What happens if I fail the Life in the UK test?

If you fail the test, it can be repeated as many times as necessary to pass. That said, you will have to repeat the whole process outlined above and pay the test fee of £50 each time. You will also have to wait seven days before taking the test again. Your notification letter will tell you which questions you answered incorrectly, and hence may suggest areas that you need to study more before redoing the test.

Recommended reading: Who needs to take the Life in the UK test to qualify for UK Citizenship?

What happens after passing the Life in the UK test?

If you are successful, you will receive a ‘unique reference number’ to prove that you have passed the Life in the UK Test. This number can then be entered into your application form in the appropriate section.

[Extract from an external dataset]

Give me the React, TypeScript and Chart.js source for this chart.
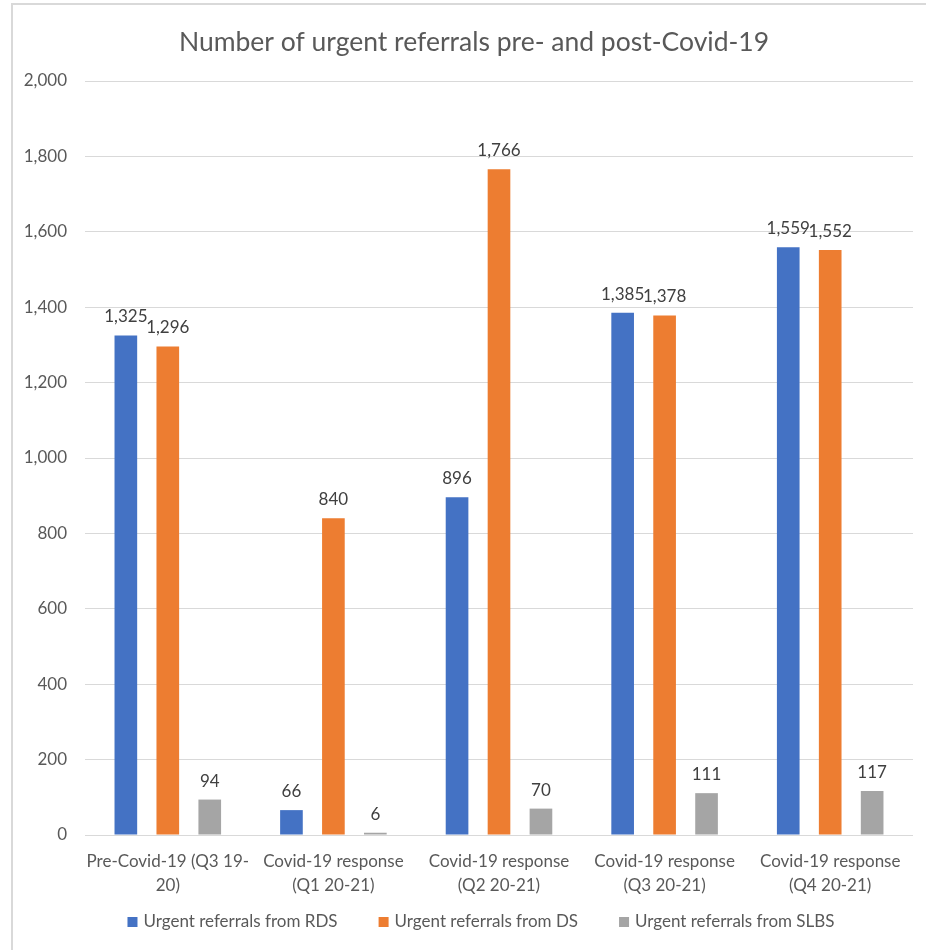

How long is the Life in the UK certificate valid?

Thankfully, there is no expiry date on the Life in the UK Test, meaning that once you have passed the test, you will not need to take it again.

Can I get a replacement for a lost life in the UK pass letter?

To make your application for ILR or citizenship, you don’t need the pass letter, rather you will just need to enter the ‘unique reference number’ you receive when you pass. It is this number that the Home Office use to verify that you have passed. The Home Office advises that if you have lost your letter/reference number, to “send a letter explaining that you have lost it with your citizenship or settlement application”. It is advisable to include any information you do have with your covering letter, such as the date and location of your test. From this information, UKVI will be able to locate your test results and verify you have passed.

Final words

The LITUK test is only one aspect of the application process for indefinite leave to remain, but it is the one that many applicants fear the most. In practice, such worry is misplaced. Failure of the LITUK does not mean failure of your ILR application; you can simply repeat the test as many times as needed. There are many resources available for those taking the LITUK, in the form of books, e-books, sample tests, websites, videos, and mobile apps. Find a method of learning that works for you personally; you may prefer learning by listening, rather than reading. We wish you the best with your LITUK test and with your ILR application.